Hessisches Landessozialgericht stärkt Rechte von Sozialhilfeempfängern
Das Gericht entschied, dass Sozialhilfebescheide auch dann mit Wirkung für die Vergangenheit angefochten werden können, wenn die Widerspruchsfrist verstrichen und der Bescheid als unanfechtbar gilt.
Gemäß § 44 SGB X können Verwaltungsakte, auf deren Grundlage Sozialleistungen zu Unrecht nicht erbracht oder Beiträge zu Unrecht erhoben wurden, mit Wirkung für die Vergangenheit angefochten werden können, auch wenn der Verwaltungsakt unanfechtbar geworden ist. Mit Ausnahme der Verwaltungsakte in Sozialhilfesachen galt diese Regelung für alle Sozialleistungsträger vom Jobcenter über die Kranken- bis hin zur Unfallkasse. Das Bundesverwaltungsgericht ging bisher davon aus, dass § 44 SGB X nicht auf die Sozialhilfe anzuwenden sei, da diese gemäß § 18 SGB XII erst dann einsetze, „sobald dem Träger der Sozialhilfe oder den von ihm beauftragten Stellen bekannt wird, dass die Voraussetzungen für die Leistung vorliegen“. Daraus ergebe sich nach Ansicht des Gerichtes grundsätzlich nur für die Gegenwart einen Anspruch auf Sozialhilfe, nicht aber für die Vergangenheit (BVerwG 13.11.2003).

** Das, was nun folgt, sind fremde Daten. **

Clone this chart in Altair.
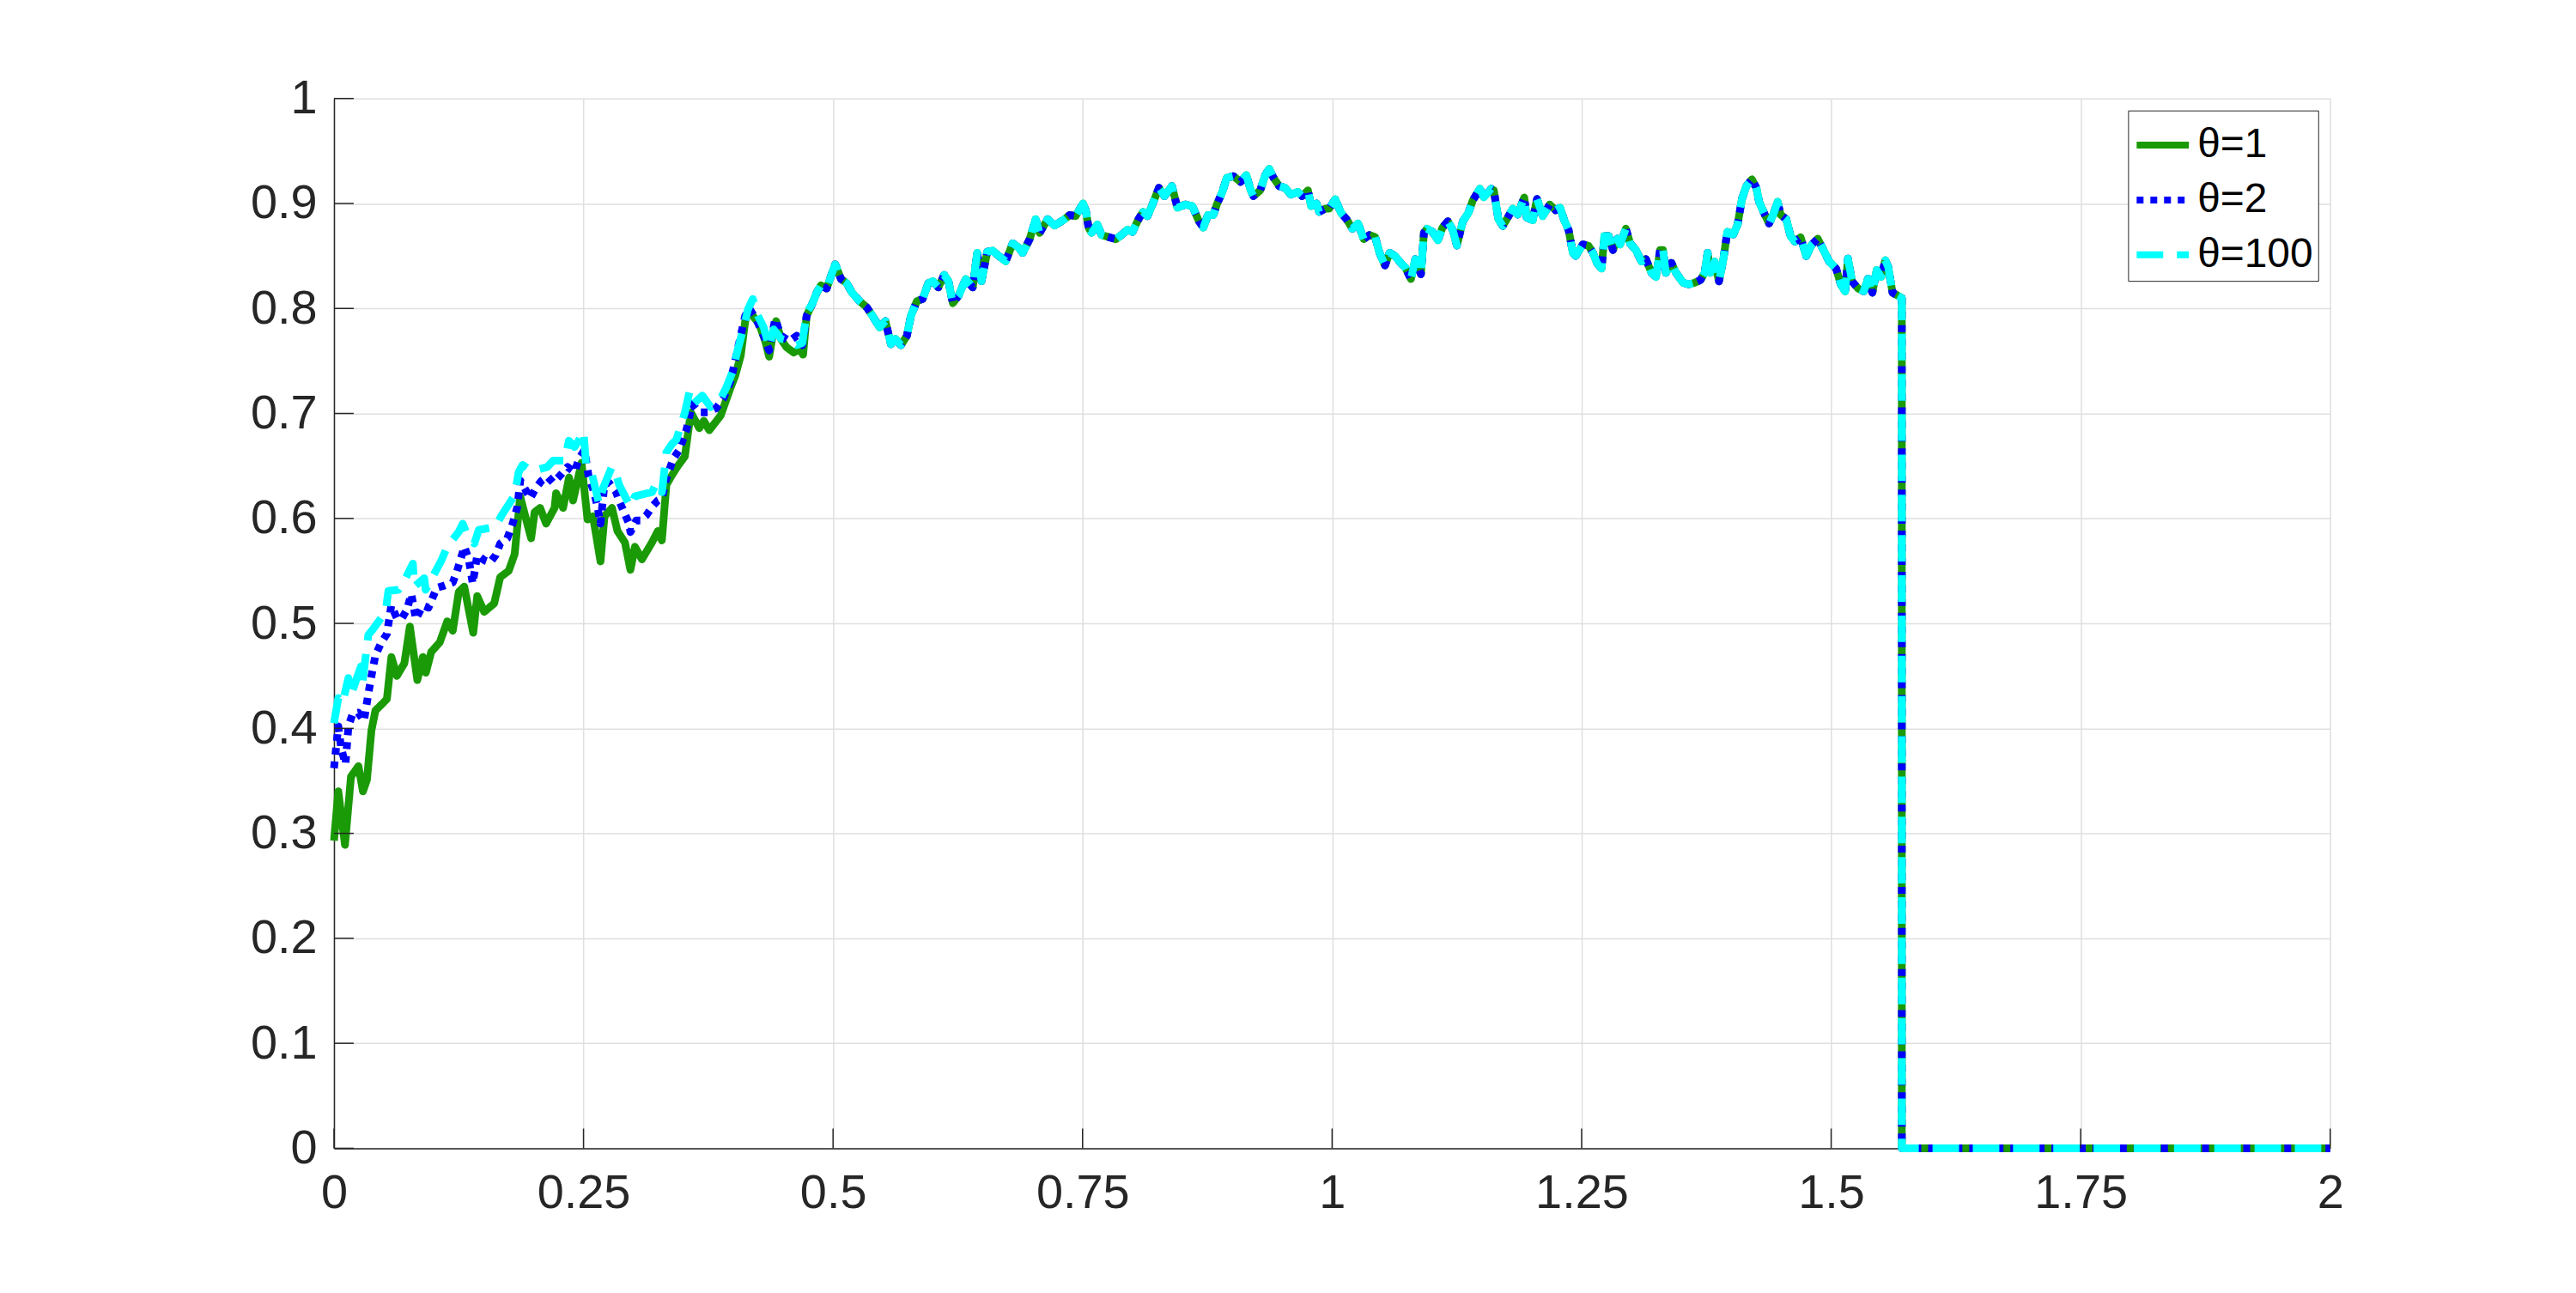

Das Landessozialgericht Darmstadt hat in seiner am 09.08.2011 bekannt gegebenen Entscheidung vom 20.05.2011 nun entschieden, dass § 44 SGB X auch für die Sozialhilfe anzuwenden sei (Aktenzeichen L 7 SO 92/10). Hiernach kann auch bei SGB XII-Leistungen ein unanfechtbarer Verwaltungsakt mit Wirkung für die Vergangenheit zurückgenommen werden, wenn der Verwaltungsakt rechtwidrig war und die vom Sozialhilfeempfänger gemachten Angaben weder falsch waren, noch eine Falschangabe billigend in Kauf genommen wurden.
In dem vom LSG Darmstadt behandelten Fall ging es um Leistungen bei Erwerbsminderung für ein 1986 geborenes Kind mit einer Behinderung. Der Vater des Kindes hatte bei der Antragstellung fälschlicher Weise angegeben, dass das Kindergeld an das Kind ginge, obwohl es eigentlich der Familienkasse zufloss. Bei der Leistungsberechnung wurde das Kindergeld sodann als Einkommen des Kindes berücksichtigt und die Leistungen der Erwerbsminderung fielen entsprechend niedriger aus. Der Träger der Sozialhilfe wollte die höheren Leistungen nur für die Zukunft zahlen, nicht aber für die Vergangenheit. Dieser Rechtsauffassung schob das LSG nunmehr einen Riegel vor, da der Vater keine vorsätzlichen Falschangaben machte.
Das Urteil ist zu begrüßen, stärkt es doch die Rechte von Leistungsbeziehenden der Sozialhilfe.